-- SUPPLIED INFORMATION start --
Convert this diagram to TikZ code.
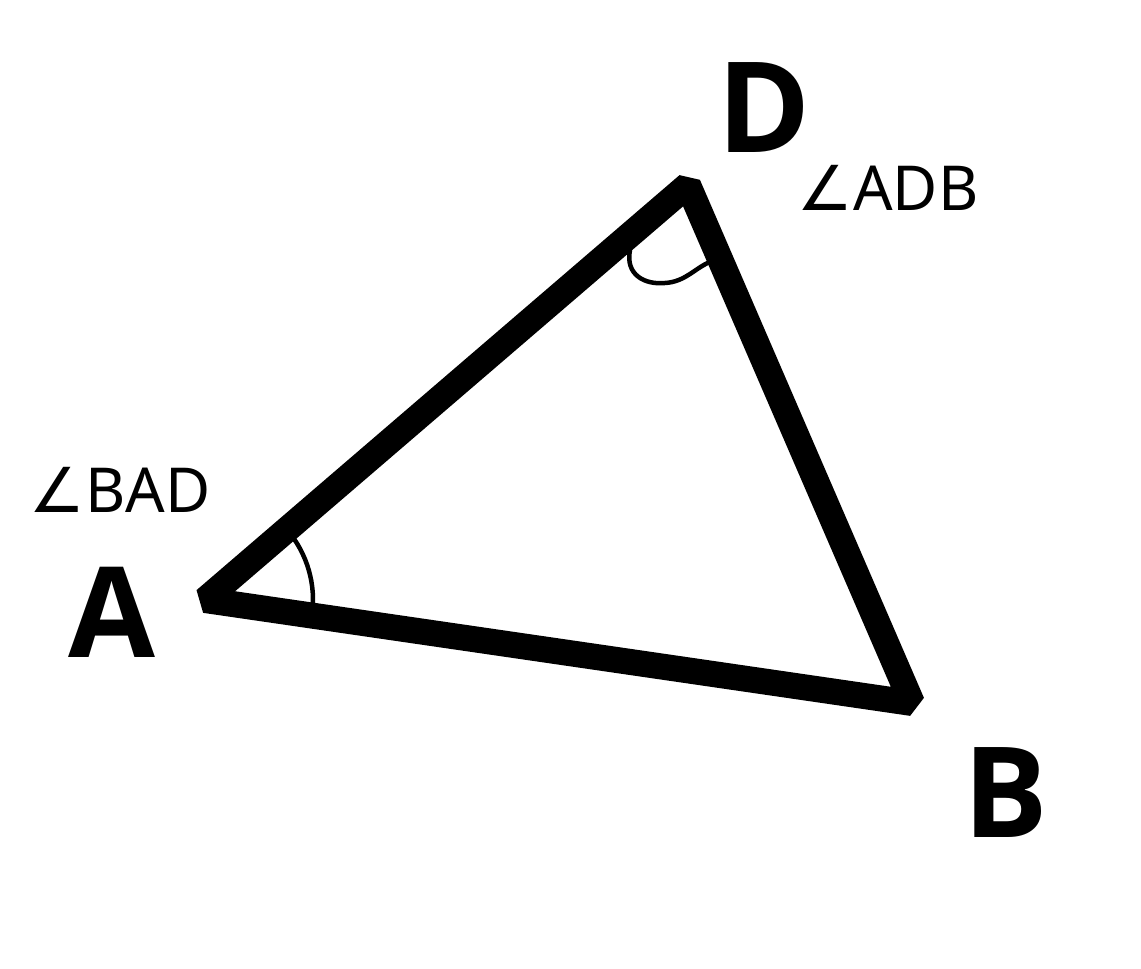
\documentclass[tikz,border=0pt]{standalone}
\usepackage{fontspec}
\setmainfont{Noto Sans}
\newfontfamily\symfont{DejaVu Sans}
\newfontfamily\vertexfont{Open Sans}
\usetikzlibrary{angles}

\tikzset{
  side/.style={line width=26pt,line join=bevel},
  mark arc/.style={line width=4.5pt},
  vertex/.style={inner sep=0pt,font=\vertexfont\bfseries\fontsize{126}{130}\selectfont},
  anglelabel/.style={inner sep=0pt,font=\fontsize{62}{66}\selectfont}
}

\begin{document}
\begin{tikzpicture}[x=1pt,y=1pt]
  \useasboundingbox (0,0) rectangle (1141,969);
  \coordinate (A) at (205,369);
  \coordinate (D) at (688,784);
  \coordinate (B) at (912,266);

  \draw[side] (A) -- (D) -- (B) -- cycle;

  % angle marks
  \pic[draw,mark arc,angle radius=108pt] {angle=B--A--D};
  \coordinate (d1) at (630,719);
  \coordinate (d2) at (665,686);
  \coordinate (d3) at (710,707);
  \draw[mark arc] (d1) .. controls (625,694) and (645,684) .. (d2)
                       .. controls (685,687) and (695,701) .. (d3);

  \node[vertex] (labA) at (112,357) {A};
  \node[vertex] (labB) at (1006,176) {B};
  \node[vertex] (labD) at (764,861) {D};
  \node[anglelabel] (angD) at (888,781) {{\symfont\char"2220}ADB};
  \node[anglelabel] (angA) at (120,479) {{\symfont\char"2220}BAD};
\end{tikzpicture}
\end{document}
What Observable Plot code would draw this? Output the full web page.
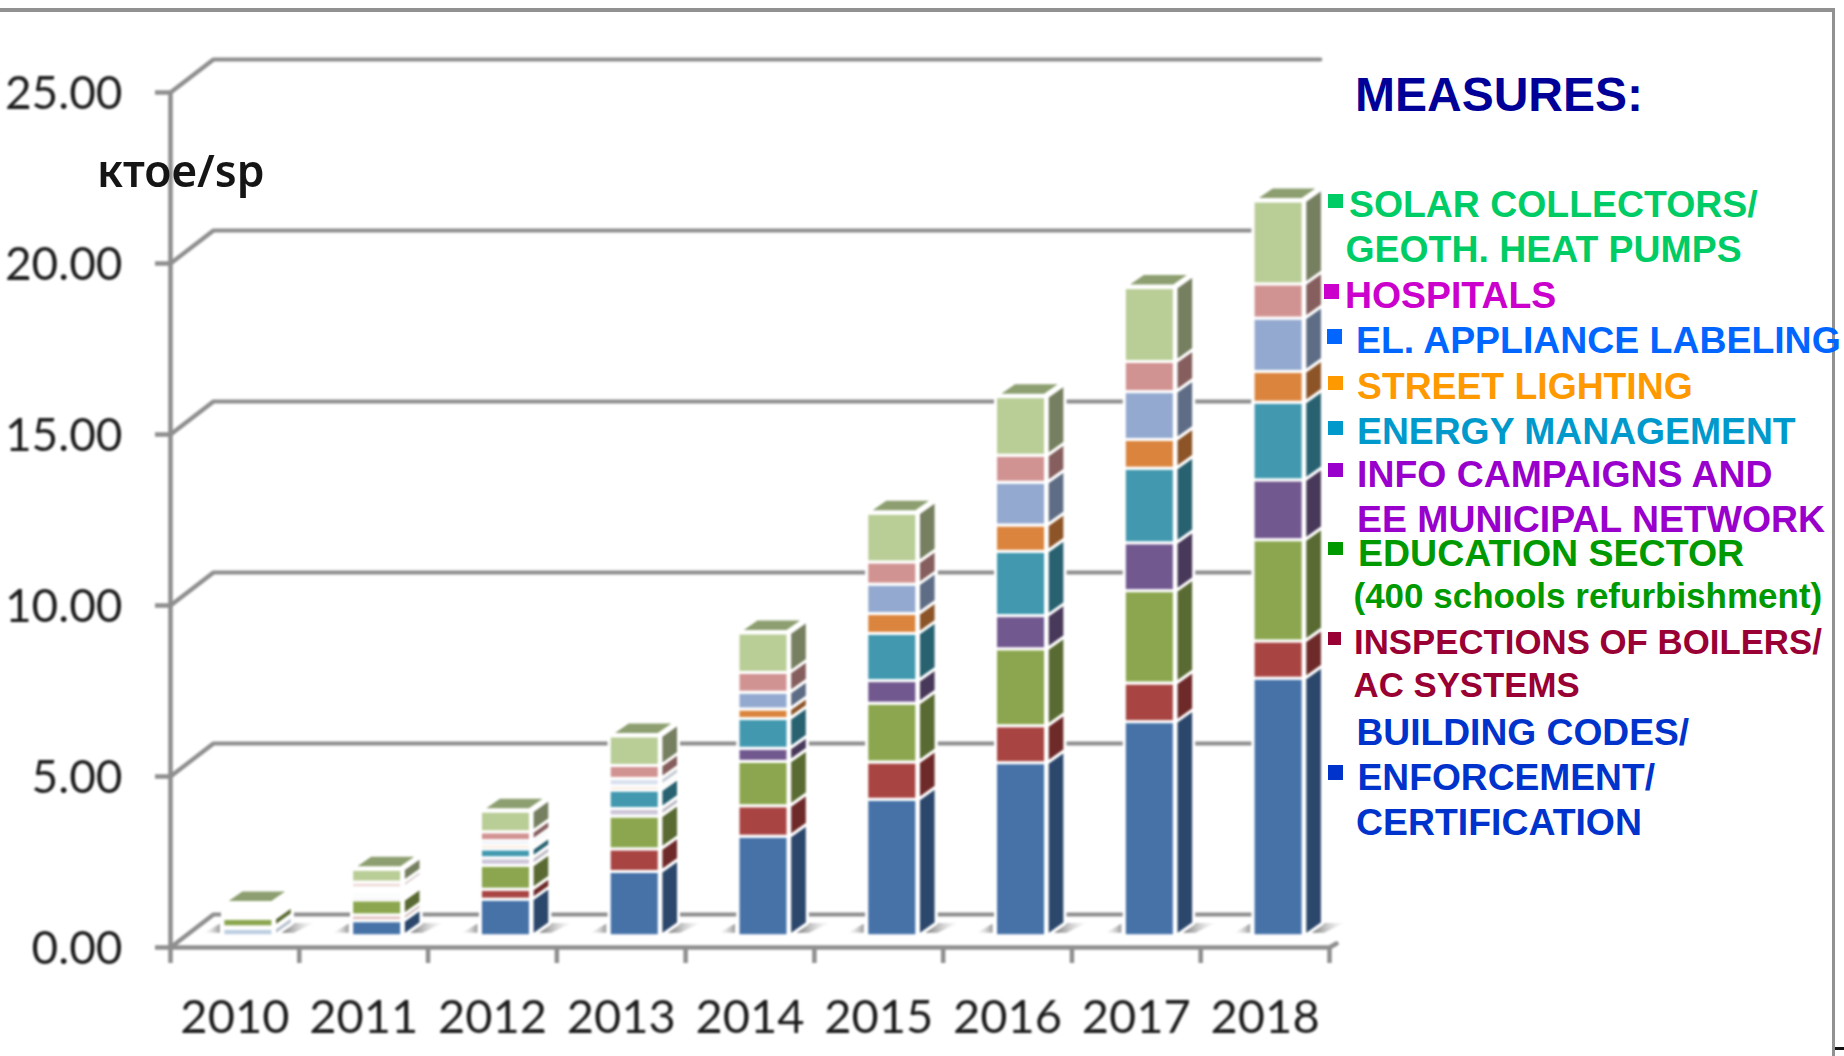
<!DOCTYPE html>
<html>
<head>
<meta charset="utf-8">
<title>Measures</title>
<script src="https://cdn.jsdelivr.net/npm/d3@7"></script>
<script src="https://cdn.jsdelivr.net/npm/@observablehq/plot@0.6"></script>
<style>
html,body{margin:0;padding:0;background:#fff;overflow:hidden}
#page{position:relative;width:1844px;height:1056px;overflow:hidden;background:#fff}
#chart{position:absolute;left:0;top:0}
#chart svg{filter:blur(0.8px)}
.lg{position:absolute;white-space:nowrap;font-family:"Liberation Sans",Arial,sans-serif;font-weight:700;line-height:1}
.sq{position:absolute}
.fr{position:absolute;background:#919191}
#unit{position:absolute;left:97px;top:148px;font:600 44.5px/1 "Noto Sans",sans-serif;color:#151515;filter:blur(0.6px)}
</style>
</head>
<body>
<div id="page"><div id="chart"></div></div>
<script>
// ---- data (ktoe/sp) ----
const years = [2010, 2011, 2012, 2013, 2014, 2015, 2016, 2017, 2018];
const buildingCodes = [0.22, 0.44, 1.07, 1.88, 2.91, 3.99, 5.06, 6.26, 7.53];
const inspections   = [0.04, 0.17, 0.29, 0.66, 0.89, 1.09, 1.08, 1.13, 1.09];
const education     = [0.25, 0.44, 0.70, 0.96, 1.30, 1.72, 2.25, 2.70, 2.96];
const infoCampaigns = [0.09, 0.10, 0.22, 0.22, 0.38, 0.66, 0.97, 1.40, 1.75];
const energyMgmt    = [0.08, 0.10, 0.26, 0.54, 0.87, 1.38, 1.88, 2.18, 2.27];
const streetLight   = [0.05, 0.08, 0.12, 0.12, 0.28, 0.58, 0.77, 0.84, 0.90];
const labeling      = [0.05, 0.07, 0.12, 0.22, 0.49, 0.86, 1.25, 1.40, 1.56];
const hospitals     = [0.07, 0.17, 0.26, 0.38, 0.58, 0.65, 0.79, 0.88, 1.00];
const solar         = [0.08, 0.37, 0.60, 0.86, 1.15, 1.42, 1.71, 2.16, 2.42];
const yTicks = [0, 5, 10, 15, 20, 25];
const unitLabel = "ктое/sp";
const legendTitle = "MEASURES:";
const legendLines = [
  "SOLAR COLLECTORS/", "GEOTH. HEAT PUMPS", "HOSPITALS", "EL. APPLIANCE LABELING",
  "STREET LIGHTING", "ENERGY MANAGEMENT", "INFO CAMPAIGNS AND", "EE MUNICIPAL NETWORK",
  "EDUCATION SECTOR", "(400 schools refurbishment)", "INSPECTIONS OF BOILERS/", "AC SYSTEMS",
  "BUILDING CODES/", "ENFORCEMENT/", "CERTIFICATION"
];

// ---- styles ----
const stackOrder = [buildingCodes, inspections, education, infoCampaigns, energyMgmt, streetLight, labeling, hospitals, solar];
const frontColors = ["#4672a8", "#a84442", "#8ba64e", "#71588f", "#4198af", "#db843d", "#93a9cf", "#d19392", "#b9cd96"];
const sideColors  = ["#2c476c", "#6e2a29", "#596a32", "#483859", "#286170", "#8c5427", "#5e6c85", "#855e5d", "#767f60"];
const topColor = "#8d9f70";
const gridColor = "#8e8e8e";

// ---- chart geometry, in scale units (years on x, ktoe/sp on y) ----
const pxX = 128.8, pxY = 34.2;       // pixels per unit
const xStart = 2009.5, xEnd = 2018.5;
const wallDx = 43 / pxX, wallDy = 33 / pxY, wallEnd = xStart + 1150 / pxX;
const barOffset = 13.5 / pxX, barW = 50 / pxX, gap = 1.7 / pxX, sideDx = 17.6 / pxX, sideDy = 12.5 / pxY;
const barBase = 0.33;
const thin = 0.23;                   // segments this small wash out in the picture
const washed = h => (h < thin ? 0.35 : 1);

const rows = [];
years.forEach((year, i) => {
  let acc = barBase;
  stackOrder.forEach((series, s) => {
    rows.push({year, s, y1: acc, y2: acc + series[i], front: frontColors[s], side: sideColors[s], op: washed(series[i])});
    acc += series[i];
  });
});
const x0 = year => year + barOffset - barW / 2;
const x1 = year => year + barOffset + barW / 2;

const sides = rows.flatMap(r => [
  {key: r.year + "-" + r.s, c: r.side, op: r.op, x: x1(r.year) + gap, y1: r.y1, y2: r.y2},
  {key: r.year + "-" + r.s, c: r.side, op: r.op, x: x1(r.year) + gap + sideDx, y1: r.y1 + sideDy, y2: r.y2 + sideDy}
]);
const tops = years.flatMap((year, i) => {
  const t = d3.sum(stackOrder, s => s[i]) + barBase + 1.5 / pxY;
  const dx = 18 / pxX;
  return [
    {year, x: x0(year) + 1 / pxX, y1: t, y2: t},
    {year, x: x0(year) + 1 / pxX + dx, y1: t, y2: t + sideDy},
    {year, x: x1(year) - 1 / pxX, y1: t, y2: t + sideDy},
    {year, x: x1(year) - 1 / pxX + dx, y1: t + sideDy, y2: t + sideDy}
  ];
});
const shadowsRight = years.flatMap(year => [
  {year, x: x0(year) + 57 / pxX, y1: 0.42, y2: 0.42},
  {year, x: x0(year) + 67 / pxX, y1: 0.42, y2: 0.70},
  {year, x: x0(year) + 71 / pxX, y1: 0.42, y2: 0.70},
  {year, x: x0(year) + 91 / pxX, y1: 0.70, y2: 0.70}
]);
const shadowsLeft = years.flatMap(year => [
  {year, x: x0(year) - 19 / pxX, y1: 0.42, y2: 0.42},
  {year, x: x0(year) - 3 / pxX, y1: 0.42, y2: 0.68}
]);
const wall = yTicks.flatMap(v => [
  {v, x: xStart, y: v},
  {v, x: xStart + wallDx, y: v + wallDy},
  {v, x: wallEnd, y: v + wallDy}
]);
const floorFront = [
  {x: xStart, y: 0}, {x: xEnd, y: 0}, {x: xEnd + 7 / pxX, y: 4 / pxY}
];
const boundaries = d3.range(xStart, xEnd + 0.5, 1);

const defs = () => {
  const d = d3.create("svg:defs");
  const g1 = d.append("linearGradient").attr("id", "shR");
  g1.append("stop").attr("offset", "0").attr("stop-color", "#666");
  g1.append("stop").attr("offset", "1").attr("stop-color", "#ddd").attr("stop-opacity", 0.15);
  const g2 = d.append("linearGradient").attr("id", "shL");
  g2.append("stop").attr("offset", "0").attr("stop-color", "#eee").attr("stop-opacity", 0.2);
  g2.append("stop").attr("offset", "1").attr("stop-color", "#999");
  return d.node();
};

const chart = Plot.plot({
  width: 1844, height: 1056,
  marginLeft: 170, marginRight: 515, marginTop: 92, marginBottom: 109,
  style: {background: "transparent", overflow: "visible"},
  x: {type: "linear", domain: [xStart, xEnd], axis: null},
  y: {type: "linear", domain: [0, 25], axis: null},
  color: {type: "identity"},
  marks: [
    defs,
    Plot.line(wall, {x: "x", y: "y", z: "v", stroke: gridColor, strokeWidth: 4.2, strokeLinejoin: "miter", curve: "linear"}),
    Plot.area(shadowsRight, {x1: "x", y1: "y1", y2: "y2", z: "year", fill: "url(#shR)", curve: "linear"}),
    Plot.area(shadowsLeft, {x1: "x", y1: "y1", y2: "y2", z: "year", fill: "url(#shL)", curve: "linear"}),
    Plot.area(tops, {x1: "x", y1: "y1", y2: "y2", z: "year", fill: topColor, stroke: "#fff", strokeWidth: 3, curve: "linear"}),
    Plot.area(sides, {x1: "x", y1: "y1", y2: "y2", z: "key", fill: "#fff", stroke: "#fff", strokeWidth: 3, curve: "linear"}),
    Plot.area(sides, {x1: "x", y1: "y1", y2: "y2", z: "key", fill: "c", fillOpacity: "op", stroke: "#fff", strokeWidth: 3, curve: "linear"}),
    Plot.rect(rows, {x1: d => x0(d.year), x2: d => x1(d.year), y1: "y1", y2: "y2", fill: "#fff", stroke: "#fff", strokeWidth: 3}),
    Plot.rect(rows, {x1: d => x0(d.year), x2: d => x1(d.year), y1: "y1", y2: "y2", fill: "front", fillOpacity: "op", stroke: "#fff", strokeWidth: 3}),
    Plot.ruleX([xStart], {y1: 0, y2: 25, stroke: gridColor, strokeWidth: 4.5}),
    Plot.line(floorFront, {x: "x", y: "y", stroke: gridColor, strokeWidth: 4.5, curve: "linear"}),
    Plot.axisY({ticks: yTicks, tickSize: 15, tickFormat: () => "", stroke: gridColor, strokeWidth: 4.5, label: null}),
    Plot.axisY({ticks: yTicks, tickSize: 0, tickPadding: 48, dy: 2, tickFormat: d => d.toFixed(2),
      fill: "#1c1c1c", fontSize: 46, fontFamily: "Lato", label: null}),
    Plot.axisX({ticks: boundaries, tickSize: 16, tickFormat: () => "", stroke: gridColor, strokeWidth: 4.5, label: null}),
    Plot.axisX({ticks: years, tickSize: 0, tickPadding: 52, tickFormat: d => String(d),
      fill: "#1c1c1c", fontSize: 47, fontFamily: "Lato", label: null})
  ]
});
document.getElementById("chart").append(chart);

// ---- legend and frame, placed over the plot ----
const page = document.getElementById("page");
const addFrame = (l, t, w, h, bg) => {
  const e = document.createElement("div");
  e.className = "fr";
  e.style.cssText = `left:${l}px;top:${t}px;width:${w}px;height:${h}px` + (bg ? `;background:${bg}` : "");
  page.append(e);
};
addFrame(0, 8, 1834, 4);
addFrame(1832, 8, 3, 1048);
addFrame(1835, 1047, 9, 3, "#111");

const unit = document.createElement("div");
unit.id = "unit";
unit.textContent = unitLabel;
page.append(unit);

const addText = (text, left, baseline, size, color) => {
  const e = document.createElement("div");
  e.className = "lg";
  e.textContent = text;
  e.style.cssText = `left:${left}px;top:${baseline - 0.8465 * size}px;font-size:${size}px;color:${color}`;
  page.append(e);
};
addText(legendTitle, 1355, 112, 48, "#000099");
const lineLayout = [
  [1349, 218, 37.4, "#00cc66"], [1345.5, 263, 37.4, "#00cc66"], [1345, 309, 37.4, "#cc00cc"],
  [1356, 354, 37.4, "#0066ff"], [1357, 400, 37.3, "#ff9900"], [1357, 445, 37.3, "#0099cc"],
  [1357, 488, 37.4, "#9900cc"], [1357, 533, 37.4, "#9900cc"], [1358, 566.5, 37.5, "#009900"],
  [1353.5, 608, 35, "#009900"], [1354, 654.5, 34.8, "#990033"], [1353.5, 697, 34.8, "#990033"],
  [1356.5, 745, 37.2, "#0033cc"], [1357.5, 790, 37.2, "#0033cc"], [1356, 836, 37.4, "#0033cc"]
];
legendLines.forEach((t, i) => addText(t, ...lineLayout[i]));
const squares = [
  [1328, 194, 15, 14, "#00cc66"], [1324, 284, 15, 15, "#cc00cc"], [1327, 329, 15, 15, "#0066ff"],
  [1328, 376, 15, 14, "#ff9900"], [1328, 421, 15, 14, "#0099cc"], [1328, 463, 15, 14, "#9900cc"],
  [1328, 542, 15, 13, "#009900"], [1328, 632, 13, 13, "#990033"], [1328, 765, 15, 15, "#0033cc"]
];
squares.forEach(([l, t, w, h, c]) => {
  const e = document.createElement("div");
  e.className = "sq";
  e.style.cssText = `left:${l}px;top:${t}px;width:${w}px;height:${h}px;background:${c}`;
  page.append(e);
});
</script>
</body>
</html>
-- SUPPLIED INFORMATION end --
▶ EXERCISE:
Start at the top of the entries and repeat each line exactly, ending at the line that contains "(B) -- cycle;". Pictures are not part of the copy.

▶ RESPONSE:
Convert this diagram to TikZ code.
\documentclass[tikz,border=0pt]{standalone}
\usepackage{fontspec}
\setmainfont{Noto Sans}
\newfontfamily\symfont{DejaVu Sans}
\newfontfamily\vertexfont{Open Sans}
\usetikzlibrary{angles}

\tikzset{
  side/.style={line width=26pt,line join=bevel},
  mark arc/.style={line width=4.5pt},
  vertex/.style={inner sep=0pt,font=\vertexfont\bfseries\fontsize{126}{130}\selectfont},
  anglelabel/.style={inner sep=0pt,font=\fontsize{62}{66}\selectfont}
}

\begin{document}
\begin{tikzpicture}[x=1pt,y=1pt]
  \useasboundingbox (0,0) rectangle (1141,969);
  \coordinate (A) at (205,369);
  \coordinate (D) at (688,784);
  \coordinate (B) at (912,266);

  \draw[side] (A) -- (D) -- (B) -- cycle;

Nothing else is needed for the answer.